Lee Corbin wrote:

A friend sends me this link:

http://members.aol.com/NeoNoetics/CONSC_INFO_PANPSY.html

which will perhaps be of interest to a number of people here.

But the familiar first sentence just sends me into orbit:

   The hard problem of consciousness, according to
   David Chalmers, is explaining why and how
   experience is generated by certain particular
   configurations of physical stuff.

Just how the devil do you all you Chalmerites expect
that the world could have been any different in this
regard than it is???

Do you imagine that it's possible that we could go to
another star, and encounter beings who discoursed with
us about every single other thing, yet denied that they
had consciousness, and professed that they had no idea
what we were talking about? Yes or No! I want an answer.
Do you think that this *could* happen someday?
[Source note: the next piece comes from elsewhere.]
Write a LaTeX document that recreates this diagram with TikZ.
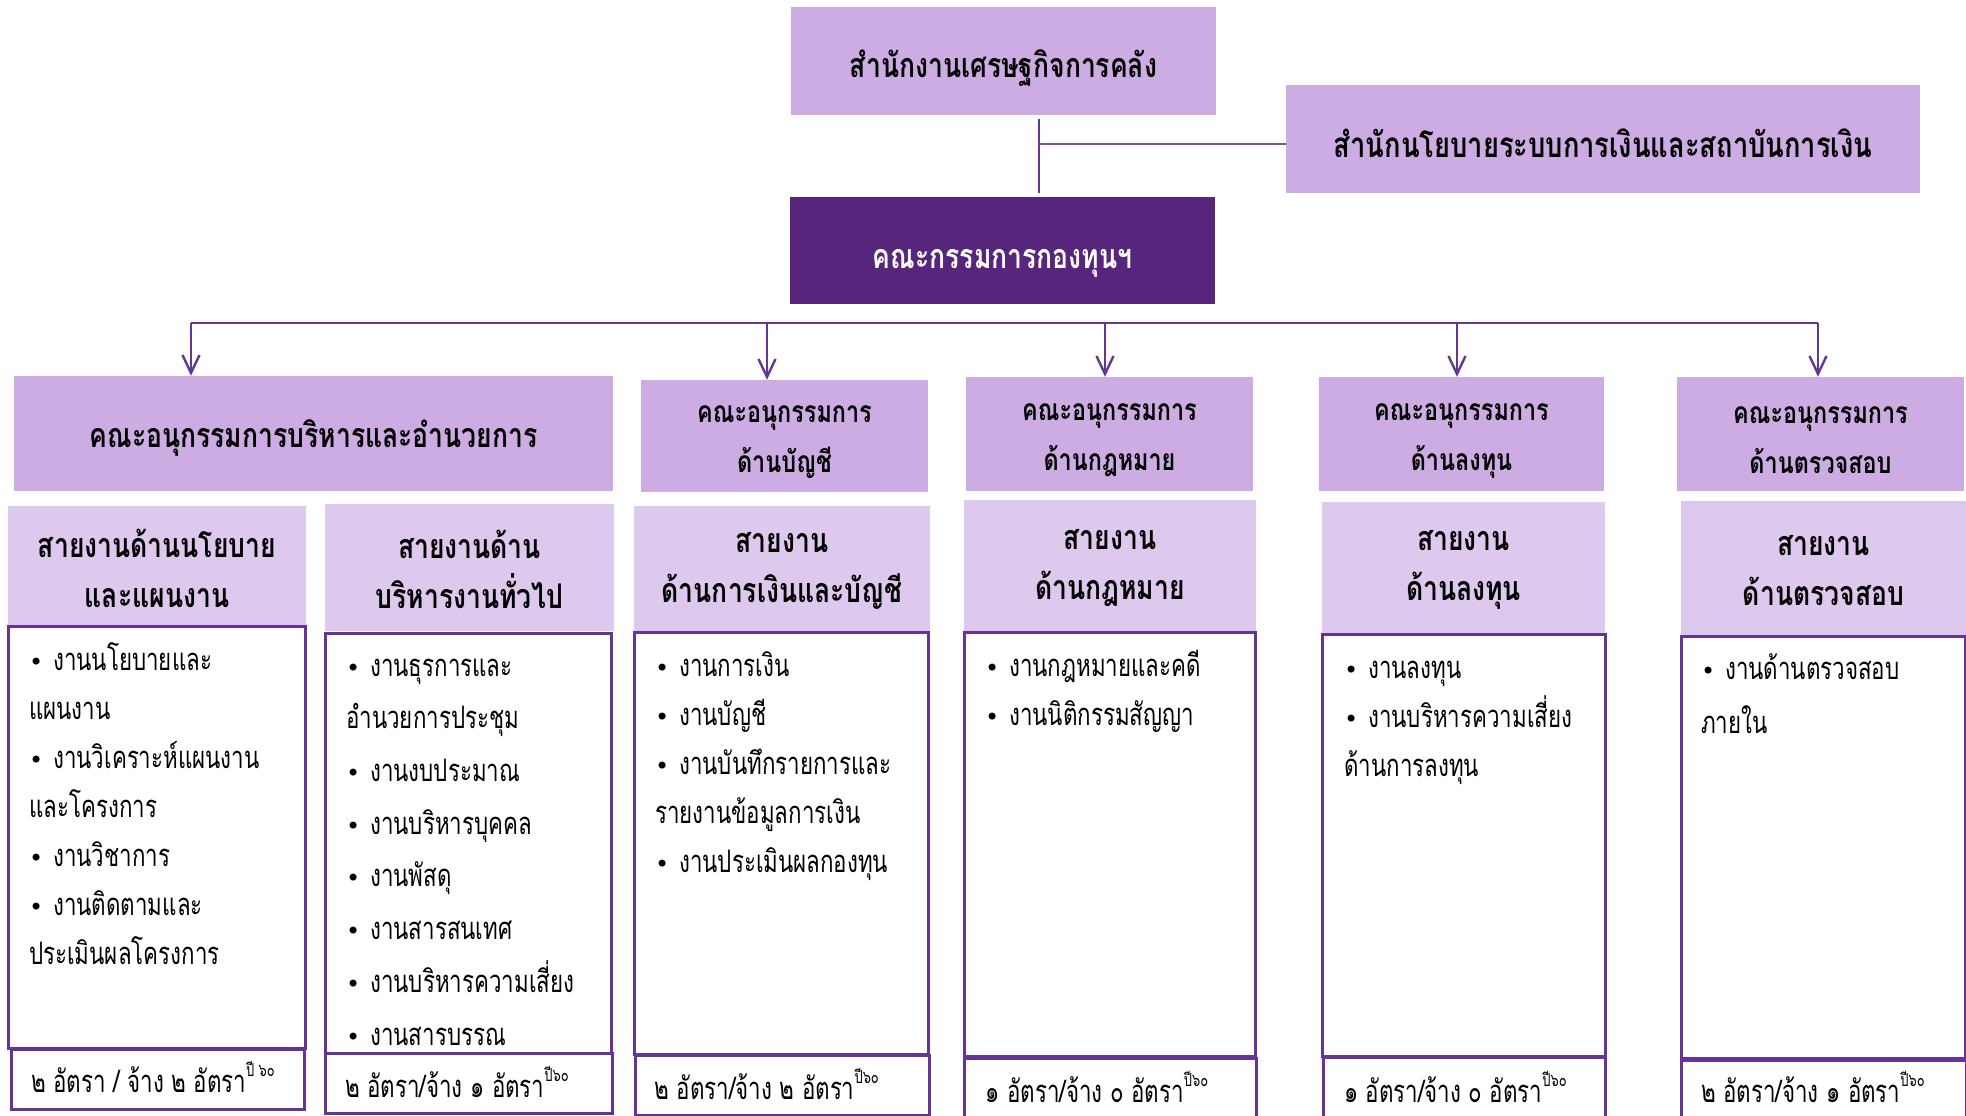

The list is very active recently and as I have to work, eat etc. I haven't had time to properly digest (let alone reply to) all the excellent posts. The above question is a version of the zombie problem, and there are two slightly different answers depending on whether you are talking about human zombies or zombies from another planet. Human zombies are easy: they're not really zombies. If they behave like humans, they almost certainly have the same subjective experiences as humans. If this were not necessarily true, then the added complication of consciousness would never have evolved. Nature cares only about behaviour, and has no way of knowing about subjective experience. This almost certainly means that consciousness is a necessary side-effect of the type of complexity needed to create human type behaviour. From memory, Chalmers suggests that this is possibly true, but still maintains that it is *logically* possible for human zombies to exist, supporting his thesis that it is not possible to derive consciousness from brain states (the "hard problem"). Without getting into a discussion of what "logically possible" means, I would still say that even if it could somehow be shown that appropriate brain states necessarily lead to conscious states, which I suspect is the case, it would still not be clear how this comes about, and it would still not be clear what this is like unless you experience the brain/conscious state yourself, or something like it. You could dismiss this as unimportant, but I think it makes 1st person experience fundamentally different from everything else in the universe.

As for aliens, I don't see how we could possibly assume that organisms who did not even evolve on our planet have anything in common with us mentally. They may be more fundamentally alien and different to us than bats or lobsters are, and it may be completely impossible to empathise with them, even if we could somehow tap into their minds.